5/03/2016
Photos That Make the Rude Pundit Want to Down a Handful of Klonopin with a Case of Dixie
That right there is Isle de Jean Charles, Louisiana, written up in the fancy, big city New York Times today because the federal government is going to spend $48 million to relocate the town, which is going to be underwater soon due to climate change. The land used to be 11 miles long and 5 miles wide, but oil and gas companies helped things along by cutting canals and waterways into the already unstable wetlands area. Rising sea waters have accelerated erosion and inundated the land with salt from the ocean. The island has shrunk since the 1950s from 22,400 acres to just 320 acres today. There's a pretty stunning gif from the Baton Rouge Advocate that shows what the area looked like in 1971 and what it looks like now.
It's hard to figure out how moving just 27 families of Biloxi-Chitimacha-Choctaw Indians is going to cost $48 million, but that's the budget awarded by HUD. These are, according to several writers, "climate refugees."
What's happening in far south Louisiana is sad, no doubt, and a way of life is going to disappear, which is always a loss for our culture. It's interesting to note that Isle de Jean Charles is in Terrebonne Parish, Louisiana. The parish has voted strongly Republican in pretty much every election in the last 20 years, at least. The citizens there, who do include those in the small oil company-dependent city of Houma, voted overwhelmingly for Bobby Jindal in 2011. Jindal was a climate change denier who did approximately nothing to help his state from the obvious effects of something that isn't happening in the future, but is occurring right now. It even went for David Vitter in 2015 over the winner, Democrat John Bel Edwards, who trusts the scientists when it comes to science.

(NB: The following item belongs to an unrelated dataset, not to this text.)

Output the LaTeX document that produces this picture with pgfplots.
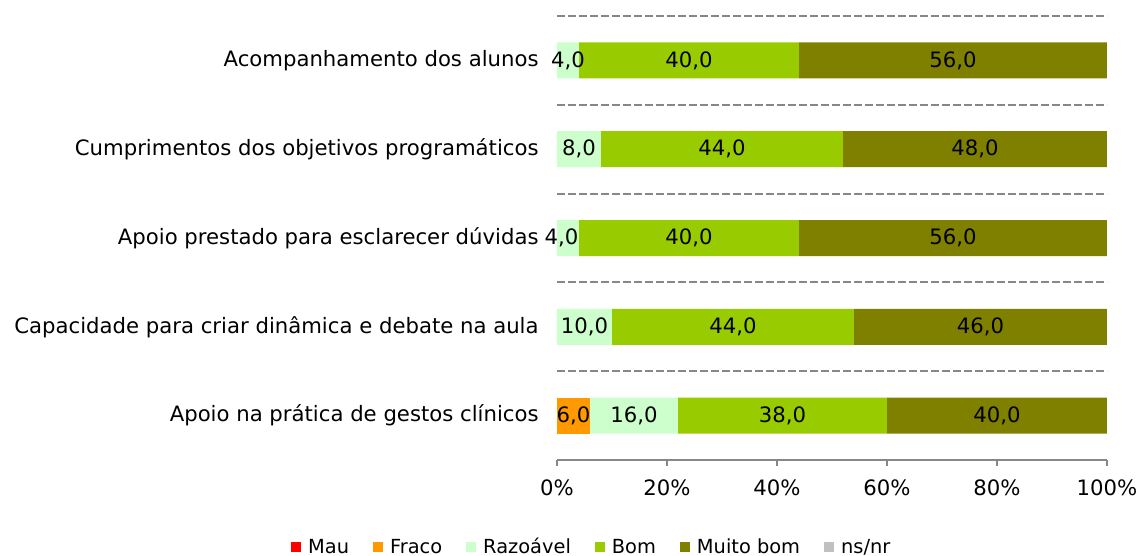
\documentclass[border=0pt]{standalone}
\usepackage{fontspec}
\setmainfont{DejaVu Sans}
\usepackage{pgfplots}
\pgfplotsset{compat=1.18}
\definecolor{cmau}{HTML}{FF0000}
\definecolor{cfraco}{HTML}{FF9900}
\definecolor{crazo}{HTML}{CCFFCC}
\definecolor{cbom}{HTML}{99CC00}
\definecolor{cmuito}{HTML}{808000}
\definecolor{cns}{HTML}{C0C0C0}
\definecolor{cgrid}{HTML}{878787}
\begin{document}
\fontsize{10.6}{12.7}\selectfont
\begin{tikzpicture}
\useasboundingbox (-278.5pt,-48pt) rectangle (292.5pt,230pt);
\begin{axis}[
  scale only axis, width=275pt, height=222pt,
  xbar stacked, bar width=18pt,
  xmin=0, xmax=100, ymin=-0.5, ymax=4.5,
  /pgf/number format/assume math mode=true,
  axis x line*=bottom, axis y line*=left,
  y axis line style={draw=none},
  x axis line style={draw=cgrid, line width=1pt},
  xtick={0,20,...,100},
  xticklabel={\pgfmathprintnumber{\tick}\%},
  xticklabel style={yshift=-3pt},
  tick align=outside,
  xtick style={draw=cgrid, line width=1pt},
  major tick length=3pt,
  ytick={0,1,2,3,4},
  yticklabels={Apoio na prática de gestos clínicos,Capacidade para criar dinâmica e debate na aula,Apoio prestado para esclarecer dúvidas,Cumprimentos dos objetivos programáticos,Acompanhamento dos alunos},
  yticklabel style={anchor=east, xshift=-2.5pt},
  ytick style={draw=none},
  minor ytick={0.5,1.5,2.5,3.5,4.5},
  minor tick style={draw=none},
  yminorgrids=true,
  minor grid style={draw=cgrid, line width=1pt, dash pattern=on 4pt off 1.5pt},
  legend columns=6,
  legend style={draw=none, at={(0.065,-0.196)}, anchor=center,
    nodes={text height=1.6ex, text depth=0.4ex},
    /tikz/every odd column/.append style={column sep=1.5pt},
    /tikz/every even column/.append style={column sep=10pt},
    font=\fontsize{9.7}{11.6}\selectfont},
  legend image code/.code={\fill[#1] (0pt,-2.5pt) rectangle (5pt,2.5pt);},
]
\addplot[fill=cmau, draw=none] coordinates {(0,0) (0,1) (0,2) (0,3) (0,4)};
\addplot[fill=cfraco, draw=none] coordinates {(6,0) (0,1) (0,2) (0,3) (0,4)};
\addplot[fill=crazo, draw=none] coordinates {(16,0) (10,1) (4,2) (8,3) (4,4)};
\addplot[fill=cbom, draw=none] coordinates {(38,0) (44,1) (40,2) (44,3) (40,4)};
\addplot[fill=cmuito, draw=none] coordinates {(40,0) (46,1) (56,2) (48,3) (56,4)};
\addplot[fill=cns, draw=none] coordinates {(0,0) (0,1) (0,2) (0,3) (0,4)};
\legend{Mau,Fraco,Razoável,Bom,Muito bom,ns/nr}
\end{axis}
\begin{axis}[
  scale only axis, width=275pt, height=222pt,
  xmin=0, xmax=100, ymin=-0.5, ymax=4.5,
  hide axis,
  /pgf/number format/assume math mode=true,
]
\addplot[only marks, mark=none, point meta=explicit,
  nodes near coords={\pgfmathprintnumber[fixed,fixed zerofill,precision=1,use comma]{\pgfplotspointmeta}},
  every node near coord/.style={anchor=center, text=black, inner sep=0pt}]
  table[meta=v] {
x y v
3 0 6
14 0 16
41 0 38
80 0 40
5 1 10
32 1 44
77 1 46
0.8 2 4
24 2 40
72 2 56
4 3 8
30 3 44
76 3 48
2 4 4
24 4 40
72 4 56
};
\end{axis}
\end{tikzpicture}
\end{document}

This is not to blame the people of Isle de Jean Charles directly. But the one road there is disappearing. A good-sized hurricane, like Gustav a few years back, will wipe it out. Either way, the land will be gone within a few years. So maybe it's time to hold to account some of the people who stood by while the state drowned. Maybe it's time for people in the region to call out the politicians who genuinely harmed them.